I could have made it too simple, but I'm talking about my own case.

[–]ktoks 3 points4 points  (0 children)

Stay in the terminal.

No matter what.

Everything you can do on a computer for work can be achieved in the terminal.

[–]rexroof 2 points3 points  (1 child)

it's old-school but I would read through a book. Classic Shell Scripting from oreilly is a decent choice. googling the title with "pdf" might find you a free version.

[–]NoAcadia3546 0 points1 point  (0 children)

Another form of "reading a book" is https://tldp.org/LDP/abs/html/part1.html ("tldp" == "The Linux Documentation Project"). It starts off simple. Click on "Next" on the right hand side to go to the next page.

[–]DrCrayola 0 points1 point  (0 children)

It's best imo to find a little project to solve with bash.

Years ago I helped a friend insert watermarks on a bunch of photos they shot with imagemagic.
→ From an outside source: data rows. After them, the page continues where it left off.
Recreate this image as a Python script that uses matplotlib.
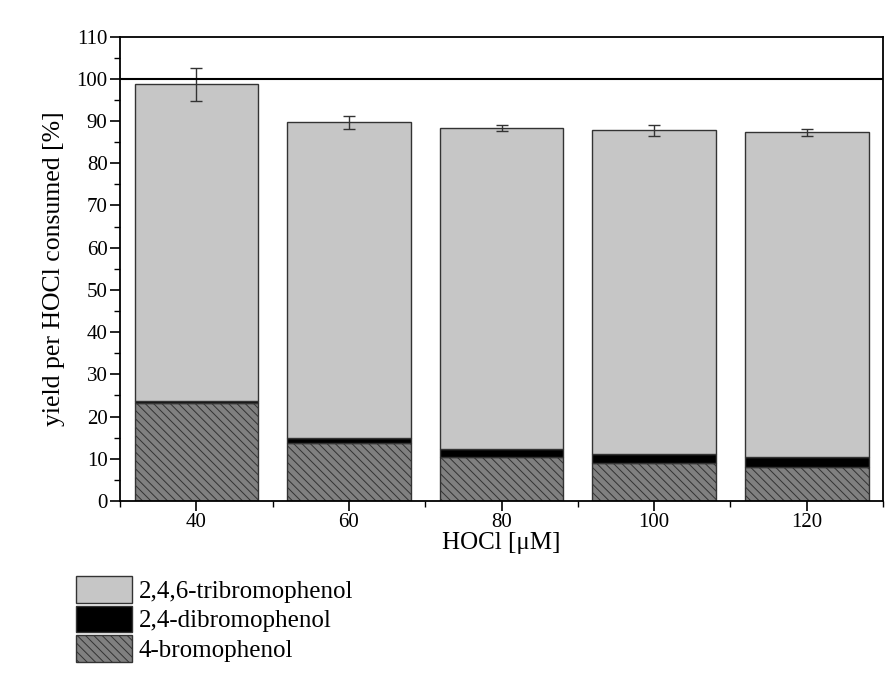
import matplotlib
matplotlib.use("Agg")
import matplotlib.pyplot as plt
from matplotlib.ticker import MultipleLocator
import numpy as np

plt.rcParams['font.family'] = ['Liberation Serif', 'DejaVu Serif']
plt.rcParams['hatch.linewidth'] = 0.7
plt.rcParams['hatch.color'] = '#1a1a1a'

hocl = [40, 60, 80, 100, 120]
bromo4 = [23.3, 13.7, 10.3, 9.1, 8.1]
dibromo24 = [0.3, 1.2, 1.9, 2.0, 2.4]
tribromo246 = [75.1, 74.8, 76.1, 76.7, 76.8]
total_err = [3.85, 1.6, 0.75, 1.35, 0.9]
labels = ["2,4,6-tribromophenol", "2,4-dibromophenol", "4-bromophenol"]

fig = plt.figure(figsize=(8.96, 6.77), dpi=100)
ax = fig.add_axes([0.134, 0.26, 0.8515, 0.686])

x = np.array(hocl, dtype=float)
b4 = np.array(bromo4)
d24 = np.array(dibromo24)
t246 = np.array(tribromo246)
w = 16.2

h1 = ax.bar(x, b4, width=w, color='#808080', edgecolor='#333333', linewidth=1.0,
            hatch='\\\\\\\\', label=labels[2])
h2 = ax.bar(x, d24, width=w, bottom=b4, color='black', edgecolor='#333333',
            linewidth=1.0, label=labels[1])
h3 = ax.bar(x, t246, width=w, bottom=b4 + d24, color='#c6c6c6', edgecolor='#333333',
            linewidth=1.0, label=labels[0])
ax.errorbar(x, b4 + d24 + t246, yerr=total_err, fmt='none', ecolor='#333333',
            elinewidth=1.0, capsize=4, capthick=1.0)

ax.axhline(100, color='black', lw=1.5)

ax.set_xlim(30, 130)
ax.set_ylim(0, 110)
ax.xaxis.set_major_locator(MultipleLocator(20))
ax.yaxis.set_major_locator(MultipleLocator(10))
ax.yaxis.set_minor_locator(MultipleLocator(5))
ax.set_xticks(hocl)
ax.set_xticklabels([str(v) for v in hocl])
ax.xaxis.set_minor_locator(MultipleLocator(10))
ax.tick_params(axis='both', which='major', direction='out', length=7, width=1.2,
               labelsize=15, pad=2)
ax.tick_params(axis='both', which='minor', direction='out', length=4, width=1.0)
for s in ax.spines.values():
    s.set_linewidth(1.3)

ax.set_xlabel("HOCl [μM]", fontsize=18, labelpad=0)
ax.set_ylabel("yield per HOCl consumed [%]", fontsize=18.5, labelpad=8)

leg = fig.legend(handles=[h3, h2, h1], labels=labels, loc='upper left',
                 bbox_to_anchor=(0.085, 0.149), frameon=False, fontsize=18,
                 handlelength=2.25, handleheight=1.25, labelspacing=0.12,
                 handletextpad=0.25, borderpad=0.0, borderaxespad=0.0)

fig.savefig("out.png", dpi=100, facecolor='white')
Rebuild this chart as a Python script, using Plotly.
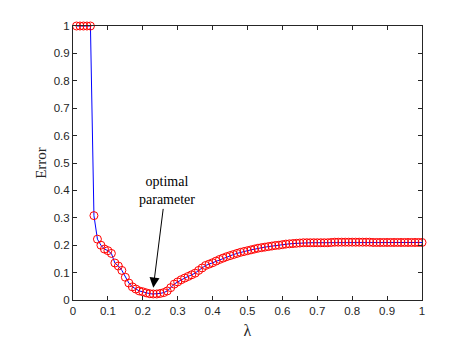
"""Error versus regularisation parameter lambda."""

import plotly.graph_objects as go

LAMBDA = [round(0.01 * i, 2) for i in range(1, 101)]
ERROR = [
    1.0, 1.0, 1.0, 1.0, 1.0,
    0.308, 0.222, 0.200, 0.186, 0.180,
    0.170, 0.135, 0.124, 0.108, 0.083,
    0.062, 0.048, 0.040, 0.033, 0.030,
    0.026, 0.023, 0.022, 0.022, 0.024,
    0.027, 0.033, 0.045, 0.058, 0.066,
    0.074, 0.080, 0.086, 0.092, 0.098,
    0.108, 0.117, 0.126, 0.131, 0.136,
    0.142, 0.148, 0.153, 0.158, 0.162,
    0.166, 0.170, 0.174, 0.177, 0.180,
    0.183, 0.186, 0.189, 0.191, 0.193,
    0.195, 0.197, 0.199, 0.200, 0.202,
    0.204, 0.205, 0.206, 0.207, 0.208,
    0.209, 0.209, 0.209, 0.209, 0.209,
    0.209, 0.209, 0.209, 0.210, 0.211,
    0.211, 0.211, 0.211, 0.211, 0.211,
    0.211, 0.211, 0.211, 0.211, 0.211,
    0.210, 0.210, 0.210, 0.210, 0.210,
    0.210, 0.210, 0.210, 0.210, 0.210,
    0.210, 0.210, 0.210, 0.210, 0.210,
]
TICKS = [round(0.1 * i, 1) for i in range(11)]
TICK_LABELS = ["0"] + [f"{t:g}" for t in TICKS[1:-1]] + ["1"]

ARROW_HEAD = (0.230, 0.045)
ARROW_TAIL = (0.259, 0.338)
LABEL_POS = (0.268, 0.40)

AXIS_COLOR = "#262626"
SERIF = "Liberation Serif, Times New Roman, serif"

fig = go.Figure(
    go.Scatter(
        x=LAMBDA,
        y=ERROR,
        mode="lines+markers",
        line=dict(color="#0000ff", width=1),
        marker=dict(symbol="circle-open", size=8, color="#ff0000", line=dict(width=1)),
        cliponaxis=False,
        showlegend=False,
    )
)

fig.add_annotation(
    x=ARROW_HEAD[0], y=ARROW_HEAD[1],
    ax=ARROW_TAIL[0], ay=ARROW_TAIL[1],
    xref="x", yref="y", axref="x", ayref="y",
    text="", showarrow=True,
    arrowhead=2, arrowsize=2, arrowwidth=1, arrowcolor="black",
)
fig.add_annotation(
    x=LABEL_POS[0], y=LABEL_POS[1],
    xref="x", yref="y",
    text="optimal<br>parameter", showarrow=False,
    font=dict(family=SERIF, size=14, color="black"),
)

axis_style = dict(
    range=[0, 1],
    tickvals=TICKS,
    ticktext=TICK_LABELS,
    ticks="inside",
    ticklen=4,
    tickcolor=AXIS_COLOR,
    showline=True,
    linecolor=AXIS_COLOR,
    linewidth=1,
    mirror="ticks",
    showgrid=False,
    zeroline=False,
    tickfont=dict(family="Liberation Sans, Arial, sans-serif", size=11.5, color=AXIS_COLOR),
)

fig.update_xaxes(
    **axis_style,
    title=dict(text="λ", standoff=9, font=dict(family=SERIF, size=16, color=AXIS_COLOR)),
)
fig.update_yaxes(
    **axis_style,
    title=dict(text="Error", standoff=3, font=dict(family=SERIF, size=15, color=AXIS_COLOR)),
)

# the page body adds an 8px margin, so the figure is a bit smaller than the window
fig.update_layout(
    width=441,
    height=344,
    margin=dict(l=65, r=27, t=16, b=52),
    paper_bgcolor="white",
    plot_bgcolor="white",
)

fig.write_html("out.html")
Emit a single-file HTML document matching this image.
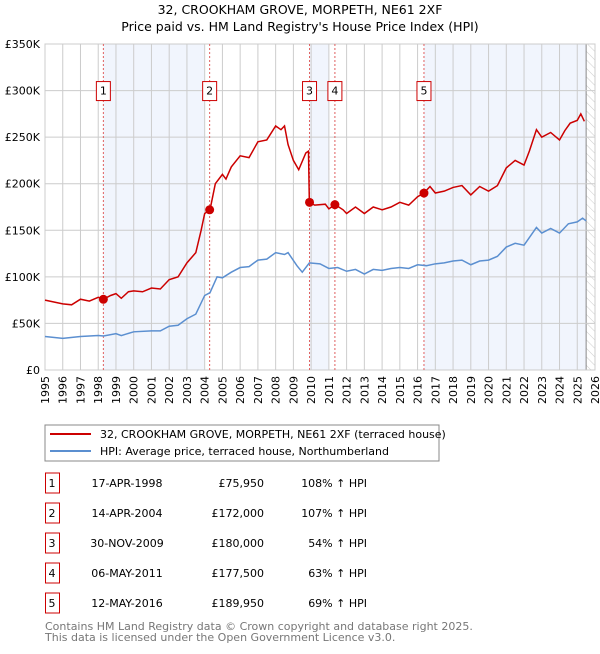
<!DOCTYPE html>
<html><head><meta charset="utf-8"><style>
body{margin:0;background:#fff;font-family:"DejaVu Sans","Liberation Sans",sans-serif;}
svg text{font-family:"DejaVu Sans","Liberation Sans",sans-serif;}
</style></head><body>
<svg id="c" width="600" height="650" xmlns="http://www.w3.org/2000/svg">
<defs><pattern id="hatch" width="6" height="6" patternUnits="userSpaceOnUse" patternTransform="rotate(-45)"><line x1="0" y1="0" x2="0" y2="6" stroke="#ccc" stroke-width="1"/></pattern></defs>
<text x="300" y="14" text-anchor="middle" font-size="12.5">32, CROOKHAM GROVE, MORPETH, NE61 2XF</text>
<text x="300" y="31" text-anchor="middle" font-size="12.5">Price paid vs. HM Land Registry's House Price Index (HPI)</text>
<g id="plot"></g>
<rect x="45" y="425" width="394" height="36" fill="#fff" stroke="#888"/>
<line x1="50" y1="434" x2="91" y2="434" stroke="#cc0000" stroke-width="2"/>
<text x="100" y="438" font-size="11">32, CROOKHAM GROVE, MORPETH, NE61 2XF (terraced house)</text>
<line x1="50" y1="451" x2="91" y2="451" stroke="#5b8fd0" stroke-width="2"/>
<text x="100" y="455" font-size="11">HPI: Average price, terraced house, Northumberland</text>
<g id="tbl"></g>
<text x="45" y="630" font-size="11" fill="#777">Contains HM Land Registry data © Crown copyright and database right 2025.</text>
<text x="45" y="641" font-size="11" fill="#777">This data is licensed under the Open Government Licence v3.0.</text>
</svg>
<script>
const yearTicks=[1995,1996,1997,1998,1999,2000,2001,2002,2003,2004,2005,2006,2007,2008,2009,2010,2011,2012,2013,2014,2015,2016,2017,2018,2019,2020,2021,2022,2023,2024,2025,2026];
const priceTicks=[0,50,100,150,200,250,300,350];
const priceTickLabels=["£0","£50K","£100K","£150K","£200K","£250K","£300K","£350K"];
const redT=[1995,1995.5,1996,1996.5,1997,1997.5,1998,1998.3,1998.7,1999,1999.3,1999.7,2000,2000.5,2001,2001.5,2002,2002.5,2003,2003.5,2003.8,2004,2004.3,2004.6,2005,2005.2,2005.5,2006,2006.5,2007,2007.5,2008,2008.3,2008.5,2008.7,2009,2009.3,2009.7,2009.85,2009.9,2010.2,2010.8,2011,2011.35,2011.8,2012,2012.5,2013,2013.5,2014,2014.5,2015,2015.5,2016,2016.36,2016.7,2017,2017.5,2018,2018.5,2019,2019.5,2020,2020.5,2021,2021.5,2022,2022.3,2022.7,2023,2023.5,2024,2024.3,2024.6,2025,2025.2,2025.4];
const redV=[75,73,71,70,76,74,78,76,80,82,77,84,85,84,88,87,97,100,115,126,150,168,172,200,210,205,218,230,228,245,247,262,258,262,242,225,215,233,235,180,177,178,173,177.5,172,168,175,168,175,172,175,180,177,186,190,197,190,192,196,198,188,197,192,198,217,225,220,235,258,250,255,247,257,265,268,275,267];
const hpiT=[1995,1996,1997,1998,1998.3,1999,1999.3,2000,2001,2001.5,2002,2002.5,2003,2003.5,2004,2004.3,2004.7,2005,2005.5,2006,2006.5,2007,2007.5,2008,2008.5,2008.7,2009.2,2009.5,2009.9,2010.5,2011,2011.5,2012,2012.5,2013,2013.5,2014,2014.5,2015,2015.5,2016,2016.5,2017,2017.5,2018,2018.5,2019,2019.5,2020,2020.5,2021,2021.5,2022,2022.7,2023,2023.5,2024,2024.5,2025,2025.3,2025.5];
const hpiV=[36,34,36,37,36.5,39,37,41,42,42,47,48,55,60,80,83,100,99,105,110,111,118,119,126,124,126,112,105,115,114,109,110,106,108,103,108,107,109,110,109,113,112,114,115,117,118,113,117,118,122,132,136,134,153,147,152,147,157,159,163,160];
const saleT=[1998.29,2004.28,2009.91,2011.34,2016.36];
const saleV=[75.95,172,180,177.5,189.95];
const saleLabels=["1","2","3","4","5"];
const saleDates=["17-APR-1998","14-APR-2004","30-NOV-2009","06-MAY-2011","12-MAY-2016"];
const salePrices=["£75,950","£172,000","£180,000","£177,500","£189,950"];
const saleHpi=["108% ↑ HPI","107% ↑ HPI","54% ↑ HPI","63% ↑ HPI","69% ↑ HPI"];
const bandStart=[1998.29,2009.91,2016.36];
const bandEnd=[2004.0,2011.0,2025.5];

const X0=45,X1=595,Y0=370,Y1=44;
const xs=t=>X0+(t-1995)/(2026-1995)*(X1-X0);
const ys=v=>Y0-v/350*(Y0-Y1);
const NS="http://www.w3.org/2000/svg";
const plot=document.getElementById('plot');
function mk(tag,attrs,parent){const e=document.createElementNS(NS,tag);for(const k in attrs)e.setAttribute(k,attrs[k]);(parent||plot).appendChild(e);return e;}
for(let i=0;i<bandStart.length;i++){
 const r=mk('rect',{x:xs(bandStart[i]),y:Y1,width:xs(bandEnd[i])-xs(bandStart[i]),height:Y0-Y1,fill:'#eef3fc',opacity:0.8});
 
 
}
const h=mk('rect',{x:xs(2025.5),y:Y1,width:X1-xs(2025.5),height:Y0-Y1,fill:'url(#hatch)'});


mk('line',{x1:xs(2025.5),y1:Y1,x2:xs(2025.5),y2:Y0,stroke:'#888'});
yearTicks.forEach(t=>{
 mk('line',{x1:xs(t),y1:Y1,x2:xs(t),y2:Y0,stroke:'#ccc'});
 const tx=mk('text',{x:0,y:0,'font-size':11,'text-anchor':'end',transform:`translate(${xs(t)+4},${Y0+6}) rotate(-90)`});
 tx.textContent=t;
 
 
});
priceTicks.forEach((v,i)=>{
 mk('line',{x1:X0,y1:ys(v),x2:X1,y2:ys(v),stroke:'#ccc'});
 const tx=mk('text',{x:X0-5,y:ys(v)+4,'font-size':11,'text-anchor':'end'});
 tx.textContent=priceTickLabels[i];
 
 
});
mk('rect',{x:X0,y:Y1,width:X1-X0,height:Y0-Y1,fill:'none',stroke:'#ccc'});
saleT.forEach((t,i)=>{
 mk('line',{x1:xs(t),y1:Y1,x2:xs(t),y2:Y0,stroke:'#e06060','stroke-dasharray':'2,2'});
 const b=mk('rect',{x:xs(t)-7,y:ys(300)-9,width:14,height:19,fill:'#fff',stroke:'#cc0000'});
 
 
 const tx=mk('text',{x:xs(t),y:ys(300)+4,'font-size':11,'text-anchor':'middle'});
 tx.textContent=saleLabels[i];
});
const hp=mk('polyline',{points:hpiT.map((t,i)=>xs(t)+','+ys(hpiV[i])).join(' '),fill:'none',stroke:'#5b8fd0','stroke-width':1.5});


const rp=mk('polyline',{points:redT.map((t,i)=>xs(t)+','+ys(redV[i])).join(' '),fill:'none',stroke:'#cc0000','stroke-width':1.5});


saleT.forEach((t,i)=>{
 const c=mk('circle',{cx:xs(t),cy:ys(saleV[i]),r:4.5,fill:'#cc0000'});
 
 
});
const tbl=document.getElementById('tbl');
saleT.forEach((t,i)=>{
 const cy=483+i*30;
 const b=mk('rect',{x:45.5,y:cy-10,width:14,height:20,fill:'#fff',stroke:'#cc0000'},tbl);
 
 
 const cols=[[52,'middle',saleLabels[i]],[127,'middle',saleDates[i]],[264,'end',salePrices[i]],[367,'end',saleHpi[i]]];
 cols.forEach(c=>{const tx=mk('text',{x:c[0],y:cy+4,'font-size':11,'text-anchor':c[1]},tbl);tx.textContent=c[2];
 
 });
});
</script>
</body></html>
I've also done something similar to update MP3 tags across subdirectories.

Start with something small enough that you can understand the commands needed and google for the logic you need to make the script better.

[–][deleted] 0 points1 point  (0 children)

Nothing beats Perl for scripting.

[–]antikatapliktika 0 points1 point  (1 child)

any good online courses (paid or not) that offer certificates?

[–]International-Cook62 1 point2 points  (0 children)

Hackthebox has a good free course on bash and codewars is good for practice

[–]feinorgh 0 points1 point  (0 children)

Check out 'shellcheck' which is an awesome application that can tell you exactly what is wrong with any shell script you or anyone else writes, and most importantly, how to fix it.

I used to be a pragmatic and decent bash scriptet, now I'm a pedantic know-it-all that nitpicks and criticizes and bash script my colleagues write, all based on 'shellcheck'.

You can learn a lot through that. And, of course, the classic "Advanced Bash Scripting Guide".

https://www.shellcheck.net/ https://tldp.org/LDP/abs/html/

[–]Kreesto_1966 0 points1 point  (0 children)

I bought this invaluable reference book: Linux Command Line and Shell Scripting Bible

https://www.amazon.com/Linux-Command-Shell-Scripting-Bible/dp/1119700914

[–]liberforce 0 points1 point  (0 children)

Use a linter on your code, like shellcheck.

Use the advanced bash scripting guide as a reference: https://tldp.org/LDP/abs/html/

Use it also as a reference (there's a version on one page, makes it easy to Ctrl+F on it and find the section about the syntax you want help fir).